The problem with DIY testing is accuracy. Test strips are convenient but often imprecise. Liquid test kits are better but require careful technique and fresh reagents. Professional testing uses calibrated equipment and accounts for factors like combined chlorine versus free chlorine, which matters for actual sanitization. When we test your water, you’re getting accurate readings and adjustments based on those readings, not best guesses.

Most residential pool cleaning services in Georgia run between $80-150 per month for weekly maintenance, depending on pool size, service scope, and any additional treatments needed. That typically covers all the standard cleaning, chemical balancing, and equipment inspection.
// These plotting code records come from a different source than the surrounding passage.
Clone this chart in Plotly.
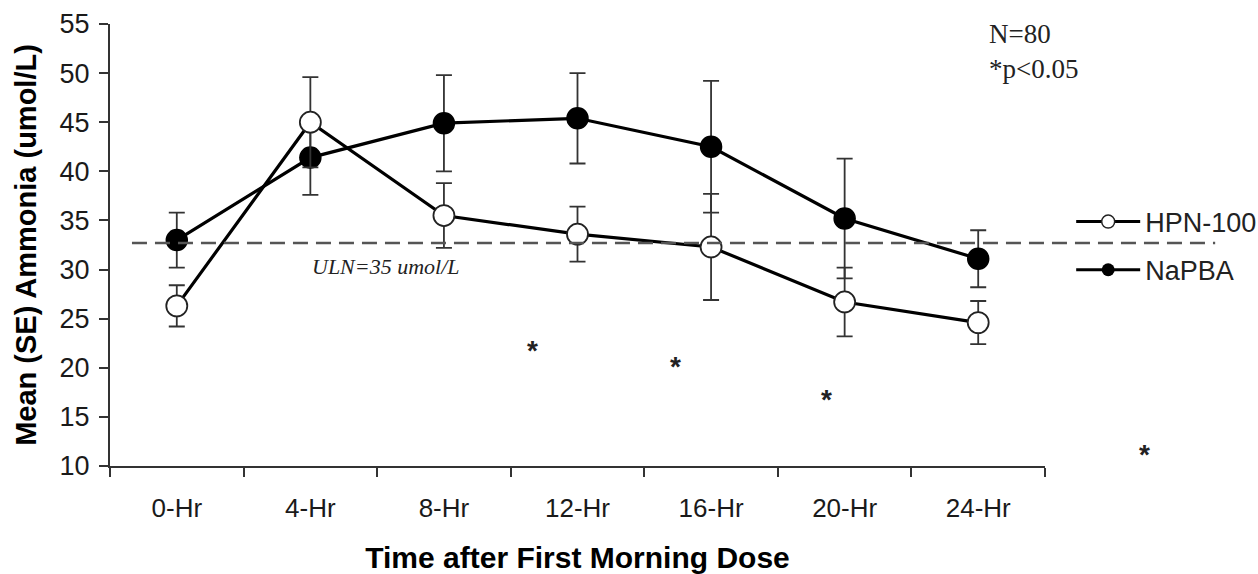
import plotly.graph_objects as go

# ---- data ----
times = ["0-Hr", "4-Hr", "8-Hr", "12-Hr", "16-Hr", "20-Hr", "24-Hr"]
hpn_mean = [26.3, 45.0, 35.5, 33.6, 32.3, 26.7, 24.6]
hpn_se = [2.1, 4.6, 3.3, 2.8, 5.4, 3.5, 2.2]
napba_mean = [33.0, 41.4, 44.9, 45.4, 42.5, 35.2, 31.1]
napba_se = [2.8, 3.8, 4.9, 4.6, 6.7, 6.1, 2.9]
uln_level = 32.7
uln_label = "ULN=35 umol/L"
star_x = [2.66, 3.73, 4.92, 7.30]
star_y = [21.8, 20.1, 16.8, 11.2]
y_ticks = [10, 15, 20, 25, 30, 35, 40, 45, 50, 55]

SANS = "Liberation Sans, Arial, sans-serif"
SERIF = "Liberation Serif, Times New Roman, serif"
X_RANGE = [-0.5, 6.5]

fig = go.Figure()

err_style = dict(type="data", color="#333333", thickness=1.8, width=8, visible=True)

fig.add_trace(go.Scatter(
    x=times, y=napba_mean, mode="lines+markers", name="NaPBA", showlegend=False,
    line=dict(color="black", width=3.2),
    marker=dict(symbol="circle", size=21, color="black", line=dict(color="black", width=1.5)),
    error_y=dict(array=napba_se, **err_style),
))
fig.add_trace(go.Scatter(
    x=times, y=hpn_mean, mode="lines+markers", name="HPN-100", showlegend=False,
    line=dict(color="black", width=3.2),
    marker=dict(symbol="circle", size=21, color="white", line=dict(color="#222222", width=1.8)),
    error_y=dict(array=hpn_se, **err_style),
))

# legend entries
fig.add_trace(go.Scatter(
    x=[None], y=[None], mode="lines+markers", name="HPN-100", legend="legend",
    line=dict(color="black", width=3),
    marker=dict(symbol="circle", size=13, color="white", line=dict(color="#222222", width=1.5)),
))
fig.add_trace(go.Scatter(
    x=[None], y=[None], mode="lines+markers", name="NaPBA", legend="legend2",
    line=dict(color="black", width=3),
    marker=dict(symbol="circle", size=13, color="black"),
))

# ULN dashed line
fig.add_shape(type="line", xref="paper", x0=0.0235, x1=1.182, yref="y",
              y0=uln_level, y1=uln_level,
              line=dict(color="#555555", width=2.5, dash="15px,8px"))

annotations = [
    dict(x=1.57, y=uln_level - 2.35, xref="x", yref="y", text=uln_label, showarrow=False,
         font=dict(family=SERIF, size=22, color="#222222", style="italic")),
]
for sx, sy in zip(star_x, star_y):
    # position in paper units along x (some marks sit outside the axis range)
    px = (sx - X_RANGE[0]) / (X_RANGE[1] - X_RANGE[0])
    annotations.append(dict(x=px, y=sy, xref="paper", yref="y", text="<b>*</b>", showarrow=False,
                            font=dict(family=SANS, size=28, color="#222222")))
annotations.append(dict(x=0.938, y=1.016, xref="paper", yref="paper", xanchor="left", yanchor="top",
                        text="N=80<br>*p&lt;0.05", showarrow=False, align="left",
                        font=dict(family=SERIF, size=27, color="#222222")))

fig.update_layout(
    width=1258, height=574, autosize=False,
    margin=dict(l=110, r=213, t=24, b=108, autoexpand=False),
    plot_bgcolor="white", paper_bgcolor="white",
    font=dict(family=SANS, size=26, color="#222222"),
    annotations=annotations,
    legend=dict(x=1.028, y=0.552, xanchor="left", yanchor="middle", itemwidth=64,
                bgcolor="rgba(0,0,0,0)", font=dict(family=SANS, size=27, color="#222222")),
    legend2=dict(x=1.028, y=0.443, xanchor="left", yanchor="middle", itemwidth=64,
                 bgcolor="rgba(0,0,0,0)", font=dict(family=SANS, size=27, color="#222222")),
    xaxis=dict(
        type="category", range=X_RANGE, tickson="boundaries", automargin=False,
        showgrid=False, showline=True, linecolor="#333333", linewidth=2,
        ticks="outside", ticklen=9, tickwidth=2, tickcolor="#333333",
        tickfont=dict(family=SANS, size=26, color="#1a1a1a"),
        ticklabelstandoff=18,
        title=dict(text="Time after First Morning Dose", standoff=26,
                   font=dict(family=SANS, size=30, color="black", weight="bold")),
        zeroline=False,
    ),
    yaxis=dict(
        range=[10, 55], tickvals=y_ticks, automargin=False,
        showgrid=False, showline=True, linecolor="#333333", linewidth=2,
        ticks="outside", ticklen=9, tickwidth=2, tickcolor="#333333",
        tickfont=dict(family=SANS, size=27, color="#1a1a1a"),
        ticklabelstandoff=4,
        title=dict(text="Mean (SE) Ammonia (umol/L)", standoff=14,
                   font=dict(family=SANS, size=29, color="black", weight="bold")),
        zeroline=False,
    ),
)

fig.write_html(
    "out.html",
    config={"displayModeBar": False},
    post_script="document.body.style.margin='0';document.body.style.overflow='hidden';",
)
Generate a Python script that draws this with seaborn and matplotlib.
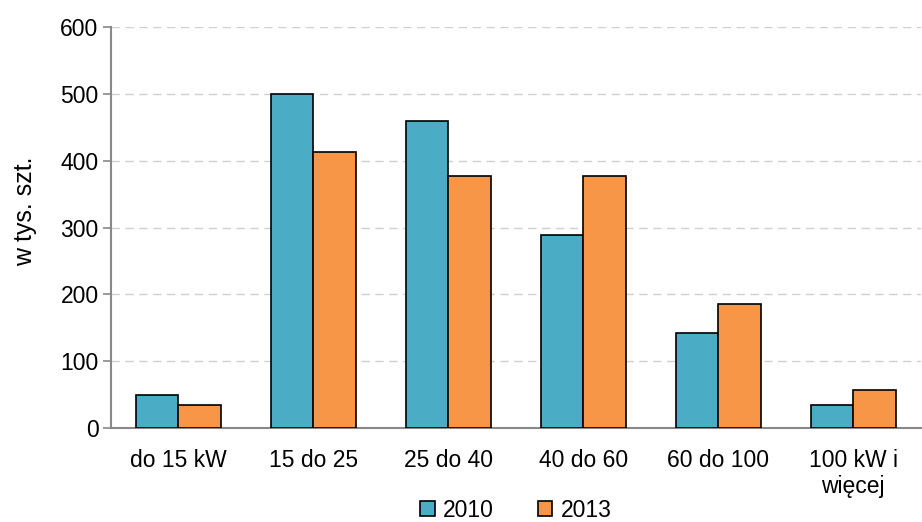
import pandas as pd
import numpy as np
import matplotlib
matplotlib.use("Agg")
import matplotlib.pyplot as plt
import seaborn as sns

# Values (w tys. szt.)
categories = ['do 15 kW', '15 do 25', '25 do 40', '40 do 60', '60 do 100', '100 kW i\nwięcej']
years = ['2010', '2013']
values_2010 = [49, 500, 459, 289, 142, 34]
values_2013 = [34, 413, 377, 377, 186, 57]
colors = ['#4BACC6', '#F79646']

df = pd.DataFrame({
    'Kategoria': categories * 2,
    'Rok': [years[0]] * len(categories) + [years[1]] * len(categories),
    'Wartosc': values_2010 + values_2013,
})

sns.set_style("white")
plt.rcParams['font.family'] = ['Liberation Sans', 'DejaVu Sans']
plt.rcParams['text.color'] = 'black'
plt.rcParams['xtick.color'] = 'black'
plt.rcParams['ytick.color'] = 'black'
plt.rcParams['axes.labelcolor'] = 'black'

fig = plt.figure(figsize=(9.22, 5.22), dpi=100)
ax = fig.add_axes([0.1204, 0.18, 0.878, 0.768])

sns.barplot(data=df, x='Kategoria', y='Wartosc', hue='Rok', order=categories,
            hue_order=years, palette=colors, width=0.63, edgecolor='black',
            linewidth=1.2, saturation=1, ax=ax, zorder=3)

ax.set_ylim(0, 600)
ax.set_xlim(-0.5, len(categories) - 0.5)
ax.set_yticks(range(0, 601, 100))
ax.yaxis.grid(True, color='#d0d0d0', linestyle=(0, (6, 4)), linewidth=1, zorder=0)
ax.set_axisbelow(True)

# category boundary ticks on x axis
ax.set_xticks(np.arange(-0.5, len(categories), 1), minor=True)
ax.tick_params(axis='x', which='minor', length=6, color='#888888', width=1.2, direction='out')
ax.tick_params(axis='x', which='major', length=0, pad=15, labelsize=16.5, labelcolor='black')
ax.tick_params(axis='y', length=6, color='#888888', width=1.2, direction='out',
               labelsize=16.5, pad=3, labelcolor='black')
ax.tick_params(left=True, bottom=True)
for lbl in ax.get_xticklabels():
    lbl.set_linespacing(1.15)

for side in ['top', 'right']:
    ax.spines[side].set_visible(False)
for side in ['left', 'bottom']:
    ax.spines[side].set_color('#888888')
    ax.spines[side].set_linewidth(1.5)

ax.set_xlabel('')
ax.set_ylabel('w tys. szt.', fontsize=18, color='black')
ax.yaxis.set_label_coords(-0.092, 0.54)

leg = ax.legend(loc='center', bbox_to_anchor=(0.5, -0.205), ncol=2, frameon=False,
                fontsize=16.5, handlelength=0.65, handleheight=0.65, handletextpad=0.35,
                columnspacing=1.9, borderaxespad=0)

fig.savefig('out.png', dpi=100)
What affects price is what’s included. Basic service might just be skimming and chemical adjustment. Comprehensive service includes vacuuming, brushing, filter cleaning, detailed equipment checks, and communication about anything that needs attention. You want comprehensive—the few extra dollars per visit prevent the hundreds you’d spend fixing problems that weren’t caught early.

One-time cleanups for neglected pools cost more because they require more chemicals, more labor, and sometimes specialized treatment. Regular maintenance keeps costs predictable. You’re also protecting the investment you made in the pool itself. Concrete pools in South Georgia aren’t cheap to install or repair. Spending $100 a month to maintain one properly is reasonable compared to resurfacing costs or equipment replacement.

We service pools year-round because South Georgia’s climate means your pool needs attention even in winter. You might not be swimming in January, but your water chemistry doesn’t pause, and your equipment still needs monitoring.

Winter service looks different than summer service. Frequency often drops to bi-weekly or monthly depending on your pool’s condition and whether you’re running equipment. We’re still testing water, checking that nothing’s freezing or failing, making sure algae isn’t taking advantage of neglect during months you’re not paying attention.

Some pool owners try to shut down completely in winter and restart in spring. That approach can work, but it often means spending more time and money getting the pool back to swimmable condition when warm weather returns. Minimal winter maintenance keeps everything stable so you’re ready to jump in as soon as temperatures climb, not waiting weeks for water to clear and balance.